Astronomers using the National Science Foundation’s Robert C. Byrd Green Bank Telescope (GBT) have discovered a huge “superbubble” of hydrogen gas rising nearly 10,000 light-years above the plane of our Milky Way Galaxy. The gas may be driven by supernova explosions and the intense stellar winds from an unseen cluster of young stars in one of our Galaxy’s spiral arms. This giant gas bubble contains about a million times more mass than the Sun and the energy powering its outflow is equal to about 100 supernova explosions. The superbubble is nearly 23,000 light-years from Earth and is estimted to be between 10-30 million years old. The astronomers discovered it by combining numerous smaller images made with the GBT into one large image.
Arecibo-GBT Image of Venus
This is a radar image of the planet Venus made by transmitting a signal at 13 cm wavelength from Arecibo and using the GBT to detect the reflection off its surface. Brighter parts of the image indicate a rougher surface, while dark regions are smoother (on centimeter to meter scales). Many features, including mountain ranges, volcanic domes, and craters can be seen. The resolution of this image varies from 1 to 5 km.
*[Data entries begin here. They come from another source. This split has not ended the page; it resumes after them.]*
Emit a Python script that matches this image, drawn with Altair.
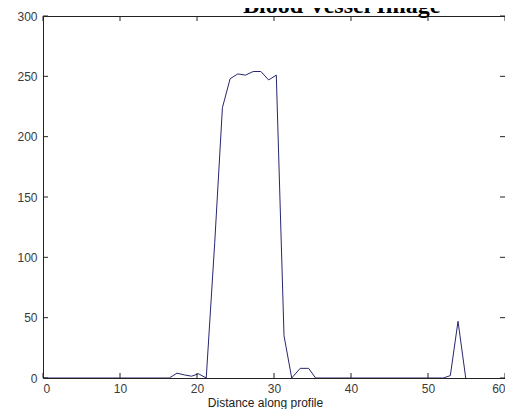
import altair as alt
import pandas as pd

# Profile data
distance = [0, 16.4, 17.4, 18.4, 19.3, 20.2, 21.2, 22.3, 23.3, 24.3, 25.3, 26.3,
            27.3, 28.3, 29.3, 30.3, 31.3, 32.3, 33.4, 34.5, 35.4, 52.0, 52.9,
            53.9, 54.9]
intensity = [0, 0, 4, 2.5, 1.5, 3.5, 0, 112, 224, 248, 252, 251,
             254, 254, 247, 251, 35, 0, 8, 8, 0, 0, 2,
             47, 0]

x_ticks = [0, 10, 20, 30, 40, 50, 60]
y_ticks = [0, 50, 100, 150, 200, 250, 300]
chart_title = ["Blood Vessel Image"]

W, H = 462, 362
TICK = 5
TICK_COLOR = "#222222"
LABEL_COLOR = "#3a3a3a"

df = pd.DataFrame({"d": distance, "v": intensity})
xt = pd.DataFrame({"d": x_ticks})
yt = pd.DataFrame({"v": y_ticks})
tt = pd.DataFrame({"title": chart_title})

xscale = alt.Scale(domain=[0, 60], nice=False, zero=False)
yscale = alt.Scale(domain=[0, 300], nice=False)

xaxis = alt.Axis(values=x_ticks, ticks=False, domain=False, grid=False,
                 labelPadding=5, labelFont="Liberation Sans", labelFontSize=12,
                 labelColor=LABEL_COLOR, title="Distance along profile",
                 titleFont="Liberation Sans", titleFontSize=12,
                 titleFontWeight="normal", titleColor="#222222",
                 titleX=222, titleY=28, titleBaseline="alphabetic",
                 titleAlign="center", titleAnchor="start")
yaxis = alt.Axis(values=y_ticks, ticks=False, domain=False, grid=False,
                 labelPadding=6, labelFont="Liberation Sans", labelFontSize=12,
                 labelColor=LABEL_COLOR, title=None)

X = alt.X("d:Q", scale=xscale, axis=xaxis)
Y = alt.Y("v:Q", scale=yscale, axis=yaxis)

line = alt.Chart(df).mark_line(color="#27276e", strokeWidth=1, clip=True).encode(x=X, y=Y)

bottom_ticks = alt.Chart(xt).mark_rule(color=TICK_COLOR, strokeWidth=1).encode(
    x=X, y=alt.value(H), y2=alt.value(H - TICK))
top_ticks = alt.Chart(xt).mark_rule(color=TICK_COLOR, strokeWidth=1).encode(
    x=X, y=alt.value(0), y2=alt.value(TICK))
left_ticks = alt.Chart(yt).mark_rule(color=TICK_COLOR, strokeWidth=1).encode(
    y=Y, x=alt.value(0), x2=alt.value(TICK))
right_ticks = alt.Chart(yt).mark_rule(color=TICK_COLOR, strokeWidth=1).encode(
    y=Y, x=alt.value(W - TICK), x2=alt.value(W))

title_text = alt.Chart(tt).mark_text(
    font="Liberation Serif", fontSize=24, fontWeight="bold", color="black",
    align="left", baseline="alphabetic").encode(
    text="title:N", x=alt.value(200), y=alt.value(-3))

chart = alt.layer(line, bottom_ticks, top_ticks, left_ticks, right_ticks,
                  title_text).properties(
    width=W, height=H,
    autosize=alt.AutoSizeParams(type="none"),
    padding={"left": 35, "top": 8, "right": 0, "bottom": 31},
    background="white",
).configure_view(stroke=TICK_COLOR, strokeWidth=1)

chart.save("out.html", embed_options={"renderer": "svg", "actions": False})
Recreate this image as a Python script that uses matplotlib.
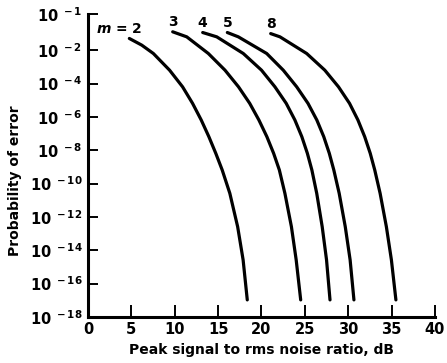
import numpy as np
import matplotlib
matplotlib.use("Agg")
import matplotlib.pyplot as plt

# peak signal to rms noise ratio (dB) and log10(probability of error)
m_values = [2, 3, 4, 5, 8]

snr_m2 = [4.76, 6.19, 7.53, 9.40, 10.90, 12.05, 13.05, 13.93, 14.73, 15.47, 16.35, 17.25, 17.88, 18.36]
logp_m2 = [-1.675, -1.86, -2.2, -3.2, -4.2, -5.19, -6.19, -7.19, -8.19, -9.19, -10.59, -12.59, -14.58, -16.98]

snr_m3 = [9.76, 11.38, 13.87, 15.79, 17.35, 18.64, 19.70, 20.62, 21.40, 22.06, 22.70, 23.45, 24.0, 24.52]
logp_m3 = [-1.49, -1.63, -2.2, -3.2, -4.2, -5.19, -6.19, -7.19, -8.19, -9.19, -10.59, -12.59, -14.58, -16.98]

snr_m4 = [13.22, 14.84, 17.90, 20.00, 21.55, 22.85, 23.85, 24.65, 25.29, 25.81, 26.37, 27.0, 27.5, 27.9]
logp_m4 = [-1.51, -1.63, -2.2, -3.2, -4.2, -5.19, -6.19, -7.19, -8.19, -9.19, -10.59, -12.59, -14.58, -16.98]

snr_m5 = [16.06, 17.33, 20.60, 22.51, 24.06, 25.36, 26.38, 27.18, 27.82, 28.34, 28.96, 29.66, 30.22, 30.66]
logp_m5 = [-1.51, -1.63, -2.2, -3.2, -4.2, -5.19, -6.19, -7.19, -8.19, -9.19, -10.59, -12.59, -14.58, -16.98]

snr_m8 = [21.06, 22.13, 25.21, 27.30, 28.88, 30.15, 31.12, 31.90, 32.54, 33.06, 33.68, 34.40, 34.98, 35.50]
logp_m8 = [-1.54, -1.63, -2.2, -3.2, -4.2, -5.19, -6.19, -7.19, -8.19, -9.19, -10.59, -12.59, -14.58, -16.98]

curves = [
    (snr_m2, logp_m2),
    (snr_m3, logp_m3),
    (snr_m4, logp_m4),
    (snr_m5, logp_m5),
    (snr_m8, logp_m8),
]
curve_labels = ["$m$ = 2", "3", "4", "5", "8"]

x_ticks = [0, 5, 10, 15, 20, 25, 30, 35, 40]
y_exponents = [-1, -2, -4, -6, -8, -10, -12, -14, -16, -18]

# the original axis gives the 10^-1..10^-2 decade extra room
STRETCH = 2.16


def forward(p):
    lg = np.log10(np.clip(p, 1e-300, None))
    return np.where(lg >= -2, -2 + (lg + 2) * STRETCH, lg)


def inverse(v):
    v = np.asarray(v, dtype=float)
    lg = np.where(v >= -2, -2 + (v + 2) / STRETCH, v)
    return 10.0 ** lg


plt.rcParams["font.family"] = "DejaVu Sans"
plt.rcParams["font.weight"] = "bold"
plt.rcParams["mathtext.fontset"] = "custom"
plt.rcParams["mathtext.rm"] = "DejaVu Sans:bold"
plt.rcParams["mathtext.bf"] = "DejaVu Sans:bold"
plt.rcParams["mathtext.it"] = "DejaVu Sans:italic:bold"

fig = plt.figure(figsize=(4.47, 3.63), dpi=100)
ax = fig.add_axes([0.197, 0.127, 0.776, 0.834])

for (snr, logp), label, m in zip(curves, curve_labels, m_values):
    p = 10.0 ** np.array(logp)
    ax.plot(snr, p, color="black", lw=2.3, solid_capstyle="round", solid_joinstyle="round")
    dx = -7 if m == 2 else 0
    ax.annotate(label, (snr[0], p[0]), xytext=(dx, 2), textcoords="offset points",
                ha="center", va="bottom", fontsize=10, fontweight="bold")

ax.set_yscale("function", functions=(forward, inverse))
ax.set_xlim(0, 40)
ax.set_ylim(1e-18, 1e-1)

ax.set_xticks(x_ticks)
ax.set_xticklabels([str(t) for t in x_ticks])
ax.set_yticks([10.0 ** e for e in y_exponents])
ax.set_yticklabels([f"$\\mathrm{{10}}^{{\\ {e}}}$".replace("-", "\u2212") for e in y_exponents])
ax.minorticks_off()

for side in ["top", "right"]:
    ax.spines[side].set_visible(False)
for side in ["left", "bottom"]:
    ax.spines[side].set_linewidth(2.2)

ax.tick_params(axis="both", direction="in", length=7, width=1.4, labelsize=10.5, pad=4)
ax.tick_params(axis="x", length=9)
ax.set_xlabel("Peak signal to rms noise ratio, dB", fontsize=10, fontweight="bold", labelpad=4)
ax.set_ylabel("Probability of error", fontsize=10, fontweight="bold")
ax.yaxis.set_label_coords(-0.19, 0.45)

fig.savefig("out.png", dpi=100)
Investigator(s): Donald Campbell, Jean-Luc Margot, Lynn Carter, and Bruce Campbell
Stars Forming Together in Barnard 5
The B5 complex (red and green; radio images taken with the VLA and GBT) seen within its neighborhood, embedded in dust (blue) as seen with ESA’s Herschel Space Observatory, in infrared light.
A Multiple-Star System Forms in Barnard 5
The Barnard 5 complex of gas is in the process of becoming a multiple-star system. B5 is a molecular cloud located in the constellation Perseus, approximately 800 light-years away. It contains one young protostar and three dense condensations that astronomers say will collapse into stars in the astronomically-short period of 40,000 years. Astronomers discovered that filaments of gas in the cloud are fragmenting, and the fragments are beginning to form into additional stars that will become a multiple-star system.
North Pole of the Moon
Radar maps can look like optical images, but they represent the amount of energy reflected back toward the transmitter by any given part of the Moon’s surface. The Arecibo Telescope’s radar wavelength of 70 cm penetrates 10 meters or more into the very dry lunar surface. When it bounced back to the Green Bank Telescope, (GBT), it reveals variations in the abundance of rocks larger than about 10 cm in diameter and differences in the chemistry of rocks that form the Moon’s crust.
Radar Image Collage of Asteroid 2004 BL86
Collage of radar images of asteroid 2004 BL86 made by the Green Bank Telescope from radar transmitted from NASA’s Goldstone Deep Space Network antenna.